• [Your objective] Restate the whole listing word for word. Pictures are left out.
Begin
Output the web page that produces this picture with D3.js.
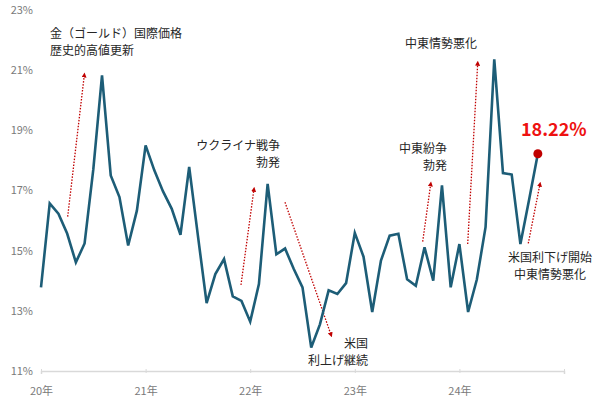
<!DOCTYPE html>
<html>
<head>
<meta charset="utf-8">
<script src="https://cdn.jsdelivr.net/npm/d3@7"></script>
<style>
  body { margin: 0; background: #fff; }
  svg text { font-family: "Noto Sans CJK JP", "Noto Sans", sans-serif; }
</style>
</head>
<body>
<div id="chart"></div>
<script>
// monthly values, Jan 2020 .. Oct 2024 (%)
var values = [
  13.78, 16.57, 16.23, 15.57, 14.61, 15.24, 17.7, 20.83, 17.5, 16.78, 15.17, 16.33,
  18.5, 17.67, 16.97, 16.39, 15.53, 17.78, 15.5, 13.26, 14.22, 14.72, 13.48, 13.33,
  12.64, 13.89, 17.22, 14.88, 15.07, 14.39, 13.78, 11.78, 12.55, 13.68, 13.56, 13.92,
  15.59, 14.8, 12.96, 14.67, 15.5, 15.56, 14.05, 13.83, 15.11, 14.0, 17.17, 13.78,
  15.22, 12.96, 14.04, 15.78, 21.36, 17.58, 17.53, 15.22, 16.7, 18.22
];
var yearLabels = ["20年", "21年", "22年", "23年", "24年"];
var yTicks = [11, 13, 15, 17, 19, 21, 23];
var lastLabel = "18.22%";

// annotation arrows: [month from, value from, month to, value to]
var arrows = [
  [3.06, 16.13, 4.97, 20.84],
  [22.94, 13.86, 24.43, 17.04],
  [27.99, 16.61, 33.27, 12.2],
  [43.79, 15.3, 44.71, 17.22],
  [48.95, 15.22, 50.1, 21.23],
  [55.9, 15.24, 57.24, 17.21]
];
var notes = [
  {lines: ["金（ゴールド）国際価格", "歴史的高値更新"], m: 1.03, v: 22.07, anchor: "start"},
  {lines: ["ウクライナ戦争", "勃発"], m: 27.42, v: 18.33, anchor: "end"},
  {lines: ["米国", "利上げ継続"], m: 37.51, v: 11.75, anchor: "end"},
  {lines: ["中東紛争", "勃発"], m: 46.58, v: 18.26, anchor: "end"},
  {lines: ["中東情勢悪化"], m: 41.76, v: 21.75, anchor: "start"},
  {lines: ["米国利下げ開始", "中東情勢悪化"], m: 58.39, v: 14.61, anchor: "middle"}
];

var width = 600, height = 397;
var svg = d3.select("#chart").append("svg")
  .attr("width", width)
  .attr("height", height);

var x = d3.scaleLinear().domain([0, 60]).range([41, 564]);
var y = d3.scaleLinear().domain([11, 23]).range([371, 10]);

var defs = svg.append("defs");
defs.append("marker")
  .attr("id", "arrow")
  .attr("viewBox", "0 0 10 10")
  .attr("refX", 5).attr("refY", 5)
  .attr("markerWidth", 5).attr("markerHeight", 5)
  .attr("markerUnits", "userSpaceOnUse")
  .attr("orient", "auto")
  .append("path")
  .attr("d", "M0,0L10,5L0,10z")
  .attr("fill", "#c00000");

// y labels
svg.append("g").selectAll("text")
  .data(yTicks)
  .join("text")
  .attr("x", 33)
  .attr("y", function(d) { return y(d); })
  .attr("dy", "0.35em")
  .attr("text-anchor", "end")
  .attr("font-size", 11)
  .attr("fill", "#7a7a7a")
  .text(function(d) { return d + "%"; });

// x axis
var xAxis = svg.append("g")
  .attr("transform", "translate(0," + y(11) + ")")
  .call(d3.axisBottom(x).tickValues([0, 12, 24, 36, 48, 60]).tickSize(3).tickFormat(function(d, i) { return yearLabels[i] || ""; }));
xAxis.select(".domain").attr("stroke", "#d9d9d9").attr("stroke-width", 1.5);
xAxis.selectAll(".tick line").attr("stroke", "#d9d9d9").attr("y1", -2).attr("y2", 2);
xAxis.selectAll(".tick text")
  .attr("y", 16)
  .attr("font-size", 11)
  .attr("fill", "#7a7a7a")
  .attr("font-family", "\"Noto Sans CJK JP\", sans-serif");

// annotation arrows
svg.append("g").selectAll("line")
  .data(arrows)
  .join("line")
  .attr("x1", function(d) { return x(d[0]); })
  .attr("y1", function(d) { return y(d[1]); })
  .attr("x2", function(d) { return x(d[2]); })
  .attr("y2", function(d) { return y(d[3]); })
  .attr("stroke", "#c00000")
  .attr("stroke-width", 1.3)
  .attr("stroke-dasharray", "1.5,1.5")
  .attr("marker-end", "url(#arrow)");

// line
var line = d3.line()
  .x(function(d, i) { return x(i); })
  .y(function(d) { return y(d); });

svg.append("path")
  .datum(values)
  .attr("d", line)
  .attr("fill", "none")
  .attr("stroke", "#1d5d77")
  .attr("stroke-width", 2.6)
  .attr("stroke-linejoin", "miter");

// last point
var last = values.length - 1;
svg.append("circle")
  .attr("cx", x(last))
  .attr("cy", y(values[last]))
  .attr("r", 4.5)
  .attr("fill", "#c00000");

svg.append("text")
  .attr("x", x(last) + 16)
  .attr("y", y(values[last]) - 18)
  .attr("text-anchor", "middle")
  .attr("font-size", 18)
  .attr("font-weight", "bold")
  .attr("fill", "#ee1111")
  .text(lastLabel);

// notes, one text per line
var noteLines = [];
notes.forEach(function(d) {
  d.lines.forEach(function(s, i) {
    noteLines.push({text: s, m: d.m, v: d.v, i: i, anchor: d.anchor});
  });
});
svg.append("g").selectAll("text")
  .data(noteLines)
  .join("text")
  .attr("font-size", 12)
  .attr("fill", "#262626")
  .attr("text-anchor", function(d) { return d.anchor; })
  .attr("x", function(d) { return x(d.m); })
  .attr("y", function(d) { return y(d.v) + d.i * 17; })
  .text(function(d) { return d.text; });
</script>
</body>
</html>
End
• [Output for this exercise]
Output the web page that produces this picture with D3.js.
<!DOCTYPE html>
<html>
<head>
<meta charset="utf-8">
<script src="https://cdn.jsdelivr.net/npm/d3@7"></script>
<style>
  body { margin: 0; background: #fff; }
  svg text { font-family: "Noto Sans CJK JP", "Noto Sans", sans-serif; }
</style>
</head>
<body>
<div id="chart"></div>
<script>
// monthly values, Jan 2020 .. Oct 2024 (%)
var values = [
  13.78, 16.57, 16.23, 15.57, 14.61, 15.24, 17.7, 20.83, 17.5, 16.78, 15.17, 16.33,
  18.5, 17.67, 16.97, 16.39, 15.53, 17.78, 15.5, 13.26, 14.22, 14.72, 13.48, 13.33,
  12.64, 13.89, 17.22, 14.88, 15.07, 14.39, 13.78, 11.78, 12.55, 13.68, 13.56, 13.92,
  15.59, 14.8, 12.96, 14.67, 15.5, 15.56, 14.05, 13.83, 15.11, 14.0, 17.17, 13.78,
  15.22, 12.96, 14.04, 15.78, 21.36, 17.58, 17.53, 15.22, 16.7, 18.22
];
var yearLabels = ["20年", "21年", "22年", "23年", "24年"];
var yTicks = [11, 13, 15, 17, 19, 21, 23];
var lastLabel = "18.22%";

// annotation arrows: [month from, value from, month to, value to]
var arrows = [
  [3.06, 16.13, 4.97, 20.84],
  [22.94, 13.86, 24.43, 17.04],
  [27.99, 16.61, 33.27, 12.2],
  [43.79, 15.3, 44.71, 17.22],
  [48.95, 15.22, 50.1, 21.23],
  [55.9, 15.24, 57.24, 17.21]
];
var notes = [
  {lines: ["金（ゴールド）国際価格", "歴史的高値更新"], m: 1.03, v: 22.07, anchor: "start"},
  {lines: ["ウクライナ戦争", "勃発"], m: 27.42, v: 18.33, anchor: "end"},
  {lines: ["米国", "利上げ継続"], m: 37.51, v: 11.75, anchor: "end"},
  {lines: ["中東紛争", "勃発"], m: 46.58, v: 18.26, anchor: "end"},
  {lines: ["中東情勢悪化"], m: 41.76, v: 21.75, anchor: "start"},
  {lines: ["米国利下げ開始", "中東情勢悪化"], m: 58.39, v: 14.61, anchor: "middle"}
];

var width = 600, height = 397;
var svg = d3.select("#chart").append("svg")
  .attr("width", width)
  .attr("height", height);

var x = d3.scaleLinear().domain([0, 60]).range([41, 564]);
var y = d3.scaleLinear().domain([11, 23]).range([371, 10]);

var defs = svg.append("defs");
defs.append("marker")
  .attr("id", "arrow")
  .attr("viewBox", "0 0 10 10")
  .attr("refX", 5).attr("refY", 5)
  .attr("markerWidth", 5).attr("markerHeight", 5)
  .attr("markerUnits", "userSpaceOnUse")
  .attr("orient", "auto")
  .append("path")
  .attr("d", "M0,0L10,5L0,10z")
  .attr("fill", "#c00000");

// y labels
svg.append("g").selectAll("text")
  .data(yTicks)
  .join("text")
  .attr("x", 33)
  .attr("y", function(d) { return y(d); })
  .attr("dy", "0.35em")
  .attr("text-anchor", "end")
  .attr("font-size", 11)
  .attr("fill", "#7a7a7a")
  .text(function(d) { return d + "%"; });

// x axis
var xAxis = svg.append("g")
  .attr("transform", "translate(0," + y(11) + ")")
  .call(d3.axisBottom(x).tickValues([0, 12, 24, 36, 48, 60]).tickSize(3).tickFormat(function(d, i) { return yearLabels[i] || ""; }));
xAxis.select(".domain").attr("stroke", "#d9d9d9").attr("stroke-width", 1.5);
xAxis.selectAll(".tick line").attr("stroke", "#d9d9d9").attr("y1", -2).attr("y2", 2);
xAxis.selectAll(".tick text")
  .attr("y", 16)
  .attr("font-size", 11)
  .attr("fill", "#7a7a7a")
  .attr("font-family", "\"Noto Sans CJK JP\", sans-serif");

// annotation arrows
svg.append("g").selectAll("line")
  .data(arrows)
  .join("line")
  .attr("x1", function(d) { return x(d[0]); })
  .attr("y1", function(d) { return y(d[1]); })
  .attr("x2", function(d) { return x(d[2]); })
  .attr("y2", function(d) { return y(d[3]); })
  .attr("stroke", "#c00000")
  .attr("stroke-width", 1.3)
  .attr("stroke-dasharray", "1.5,1.5")
  .attr("marker-end", "url(#arrow)");

// line
var line = d3.line()
  .x(function(d, i) { return x(i); })
  .y(function(d) { return y(d); });

svg.append("path")
  .datum(values)
  .attr("d", line)
  .attr("fill", "none")
  .attr("stroke", "#1d5d77")
  .attr("stroke-width", 2.6)
  .attr("stroke-linejoin", "miter");

// last point
var last = values.length - 1;
svg.append("circle")
  .attr("cx", x(last))
  .attr("cy", y(values[last]))
  .attr("r", 4.5)
  .attr("fill", "#c00000");

svg.append("text")
  .attr("x", x(last) + 16)
  .attr("y", y(values[last]) - 18)
  .attr("text-anchor", "middle")
  .attr("font-size", 18)
  .attr("font-weight", "bold")
  .attr("fill", "#ee1111")
  .text(lastLabel);

// notes, one text per line
var noteLines = [];
notes.forEach(function(d) {
  d.lines.forEach(function(s, i) {
    noteLines.push({text: s, m: d.m, v: d.v, i: i, anchor: d.anchor});
  });
});
svg.append("g").selectAll("text")
  .data(noteLines)
  .join("text")
  .attr("font-size", 12)
  .attr("fill", "#262626")
  .attr("text-anchor", function(d) { return d.anchor; })
  .attr("x", function(d) { return x(d.m); })
  .attr("y", function(d) { return y(d.v) + d.i * 17; })
  .text(function(d) { return d.text; });
</script>
</body>
</html>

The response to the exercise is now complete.